** Raw data **
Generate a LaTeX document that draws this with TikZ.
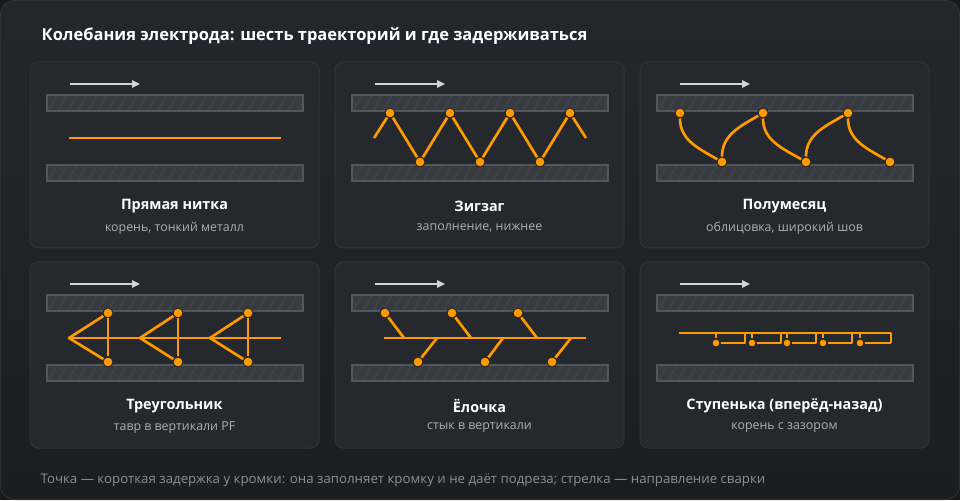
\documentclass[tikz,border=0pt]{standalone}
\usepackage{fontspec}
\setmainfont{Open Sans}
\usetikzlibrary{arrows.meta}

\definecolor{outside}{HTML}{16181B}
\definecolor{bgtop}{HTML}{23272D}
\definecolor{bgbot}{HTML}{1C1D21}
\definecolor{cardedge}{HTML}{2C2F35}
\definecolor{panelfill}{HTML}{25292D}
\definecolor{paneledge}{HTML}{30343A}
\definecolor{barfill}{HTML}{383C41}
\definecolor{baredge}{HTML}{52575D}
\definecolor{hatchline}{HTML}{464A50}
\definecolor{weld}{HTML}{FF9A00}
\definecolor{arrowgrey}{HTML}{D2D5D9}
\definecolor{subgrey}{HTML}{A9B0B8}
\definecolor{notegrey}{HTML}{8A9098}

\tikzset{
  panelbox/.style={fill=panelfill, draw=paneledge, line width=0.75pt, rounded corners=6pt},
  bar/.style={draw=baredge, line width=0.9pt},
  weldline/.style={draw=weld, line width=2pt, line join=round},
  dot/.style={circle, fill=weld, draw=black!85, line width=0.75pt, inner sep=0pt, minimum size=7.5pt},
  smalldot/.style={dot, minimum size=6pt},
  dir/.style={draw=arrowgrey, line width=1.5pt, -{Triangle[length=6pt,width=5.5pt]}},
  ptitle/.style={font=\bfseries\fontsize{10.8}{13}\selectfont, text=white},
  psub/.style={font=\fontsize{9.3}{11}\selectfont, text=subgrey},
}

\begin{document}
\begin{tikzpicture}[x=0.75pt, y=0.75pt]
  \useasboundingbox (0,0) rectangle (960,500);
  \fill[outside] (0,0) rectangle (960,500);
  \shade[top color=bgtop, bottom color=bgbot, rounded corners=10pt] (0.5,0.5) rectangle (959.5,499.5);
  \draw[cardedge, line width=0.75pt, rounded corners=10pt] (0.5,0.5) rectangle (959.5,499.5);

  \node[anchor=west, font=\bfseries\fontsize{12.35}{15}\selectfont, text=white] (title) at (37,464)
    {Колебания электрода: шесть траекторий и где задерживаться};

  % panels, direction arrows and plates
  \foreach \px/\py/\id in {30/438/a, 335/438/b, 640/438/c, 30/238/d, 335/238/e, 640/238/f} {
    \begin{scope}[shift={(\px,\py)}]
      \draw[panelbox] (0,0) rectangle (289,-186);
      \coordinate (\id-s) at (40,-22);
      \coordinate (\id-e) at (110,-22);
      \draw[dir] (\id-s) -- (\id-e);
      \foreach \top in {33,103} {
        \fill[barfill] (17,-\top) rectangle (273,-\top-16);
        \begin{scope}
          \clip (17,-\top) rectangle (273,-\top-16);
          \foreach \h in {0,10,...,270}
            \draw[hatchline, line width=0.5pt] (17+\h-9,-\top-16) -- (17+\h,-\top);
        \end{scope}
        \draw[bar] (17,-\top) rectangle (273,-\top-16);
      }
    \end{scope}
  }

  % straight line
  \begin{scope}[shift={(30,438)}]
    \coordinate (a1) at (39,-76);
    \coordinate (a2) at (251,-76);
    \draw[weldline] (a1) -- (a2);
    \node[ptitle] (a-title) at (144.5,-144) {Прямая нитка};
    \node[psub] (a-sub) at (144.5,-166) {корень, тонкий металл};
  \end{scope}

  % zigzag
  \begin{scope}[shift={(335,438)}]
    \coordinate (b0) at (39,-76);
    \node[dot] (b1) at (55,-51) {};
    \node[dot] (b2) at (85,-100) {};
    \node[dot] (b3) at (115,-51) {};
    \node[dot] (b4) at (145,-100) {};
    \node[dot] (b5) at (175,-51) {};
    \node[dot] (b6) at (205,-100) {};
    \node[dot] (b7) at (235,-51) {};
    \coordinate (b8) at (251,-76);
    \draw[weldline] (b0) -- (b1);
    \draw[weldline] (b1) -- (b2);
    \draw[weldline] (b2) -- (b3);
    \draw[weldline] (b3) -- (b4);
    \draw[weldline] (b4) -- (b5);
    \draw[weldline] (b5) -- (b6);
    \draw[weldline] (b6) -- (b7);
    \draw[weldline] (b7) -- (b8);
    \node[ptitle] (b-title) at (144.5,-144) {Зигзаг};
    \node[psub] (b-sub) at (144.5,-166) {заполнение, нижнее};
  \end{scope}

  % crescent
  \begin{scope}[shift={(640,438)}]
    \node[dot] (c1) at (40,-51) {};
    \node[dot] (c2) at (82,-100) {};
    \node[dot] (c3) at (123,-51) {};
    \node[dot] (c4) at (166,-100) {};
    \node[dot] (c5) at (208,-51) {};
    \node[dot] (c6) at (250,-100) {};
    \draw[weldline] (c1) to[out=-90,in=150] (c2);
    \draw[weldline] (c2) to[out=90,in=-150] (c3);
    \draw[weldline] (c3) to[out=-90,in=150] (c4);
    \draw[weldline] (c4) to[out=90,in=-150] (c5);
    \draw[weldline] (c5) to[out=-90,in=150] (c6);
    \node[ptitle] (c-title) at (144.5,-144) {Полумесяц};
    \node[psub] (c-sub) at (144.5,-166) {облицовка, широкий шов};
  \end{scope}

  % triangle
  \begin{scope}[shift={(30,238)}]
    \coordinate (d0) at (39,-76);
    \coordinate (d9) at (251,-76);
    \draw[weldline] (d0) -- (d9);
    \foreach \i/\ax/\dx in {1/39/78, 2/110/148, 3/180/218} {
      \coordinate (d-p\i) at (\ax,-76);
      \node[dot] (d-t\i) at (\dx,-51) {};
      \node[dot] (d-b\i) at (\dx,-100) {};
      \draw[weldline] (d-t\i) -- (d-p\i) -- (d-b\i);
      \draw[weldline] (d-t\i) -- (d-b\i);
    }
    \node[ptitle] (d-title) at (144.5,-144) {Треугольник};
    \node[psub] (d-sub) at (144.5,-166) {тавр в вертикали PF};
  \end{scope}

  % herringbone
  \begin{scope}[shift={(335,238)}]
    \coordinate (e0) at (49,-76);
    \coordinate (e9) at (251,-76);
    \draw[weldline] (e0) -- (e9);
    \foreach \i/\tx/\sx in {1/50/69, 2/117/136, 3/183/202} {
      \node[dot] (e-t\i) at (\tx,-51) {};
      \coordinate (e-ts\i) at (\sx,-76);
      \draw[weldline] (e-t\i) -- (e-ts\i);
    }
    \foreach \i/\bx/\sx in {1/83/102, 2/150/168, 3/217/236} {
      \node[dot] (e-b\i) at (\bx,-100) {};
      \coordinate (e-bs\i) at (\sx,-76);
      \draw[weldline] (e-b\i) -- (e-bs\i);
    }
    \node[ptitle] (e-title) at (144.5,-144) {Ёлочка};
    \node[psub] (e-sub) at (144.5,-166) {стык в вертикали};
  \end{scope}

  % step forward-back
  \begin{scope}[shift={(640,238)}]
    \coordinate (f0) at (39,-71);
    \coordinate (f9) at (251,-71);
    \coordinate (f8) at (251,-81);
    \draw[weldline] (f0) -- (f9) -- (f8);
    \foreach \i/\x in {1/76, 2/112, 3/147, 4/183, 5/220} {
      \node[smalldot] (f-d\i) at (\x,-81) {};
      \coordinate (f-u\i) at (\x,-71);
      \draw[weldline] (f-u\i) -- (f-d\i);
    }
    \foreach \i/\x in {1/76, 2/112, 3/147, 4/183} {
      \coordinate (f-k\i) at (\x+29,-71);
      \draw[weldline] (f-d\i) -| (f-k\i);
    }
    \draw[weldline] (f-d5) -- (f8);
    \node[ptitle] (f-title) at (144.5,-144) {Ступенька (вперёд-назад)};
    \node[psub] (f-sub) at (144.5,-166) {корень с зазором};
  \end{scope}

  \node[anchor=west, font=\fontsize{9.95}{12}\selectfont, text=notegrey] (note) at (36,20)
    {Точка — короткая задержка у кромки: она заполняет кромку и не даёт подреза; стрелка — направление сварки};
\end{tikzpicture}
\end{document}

** Brief **
Your task is to return the lines above, from the first one up to and including the line containing "width=0.75pt, rounded corners=10pt]", minus any pictures.

** Solution to this task **
Generate a LaTeX document that draws this with TikZ.
\documentclass[tikz,border=0pt]{standalone}
\usepackage{fontspec}
\setmainfont{Open Sans}
\usetikzlibrary{arrows.meta}

\definecolor{outside}{HTML}{16181B}
\definecolor{bgtop}{HTML}{23272D}
\definecolor{bgbot}{HTML}{1C1D21}
\definecolor{cardedge}{HTML}{2C2F35}
\definecolor{panelfill}{HTML}{25292D}
\definecolor{paneledge}{HTML}{30343A}
\definecolor{barfill}{HTML}{383C41}
\definecolor{baredge}{HTML}{52575D}
\definecolor{hatchline}{HTML}{464A50}
\definecolor{weld}{HTML}{FF9A00}
\definecolor{arrowgrey}{HTML}{D2D5D9}
\definecolor{subgrey}{HTML}{A9B0B8}
\definecolor{notegrey}{HTML}{8A9098}

\tikzset{
  panelbox/.style={fill=panelfill, draw=paneledge, line width=0.75pt, rounded corners=6pt},
  bar/.style={draw=baredge, line width=0.9pt},
  weldline/.style={draw=weld, line width=2pt, line join=round},
  dot/.style={circle, fill=weld, draw=black!85, line width=0.75pt, inner sep=0pt, minimum size=7.5pt},
  smalldot/.style={dot, minimum size=6pt},
  dir/.style={draw=arrowgrey, line width=1.5pt, -{Triangle[length=6pt,width=5.5pt]}},
  ptitle/.style={font=\bfseries\fontsize{10.8}{13}\selectfont, text=white},
  psub/.style={font=\fontsize{9.3}{11}\selectfont, text=subgrey},
}

\begin{document}
\begin{tikzpicture}[x=0.75pt, y=0.75pt]
  \useasboundingbox (0,0) rectangle (960,500);
  \fill[outside] (0,0) rectangle (960,500);
  \shade[top color=bgtop, bottom color=bgbot, rounded corners=10pt] (0.5,0.5) rectangle (959.5,499.5);
  \draw[cardedge, line width=0.75pt, rounded corners=10pt] (0.5,0.5) rectangle (959.5,499.5);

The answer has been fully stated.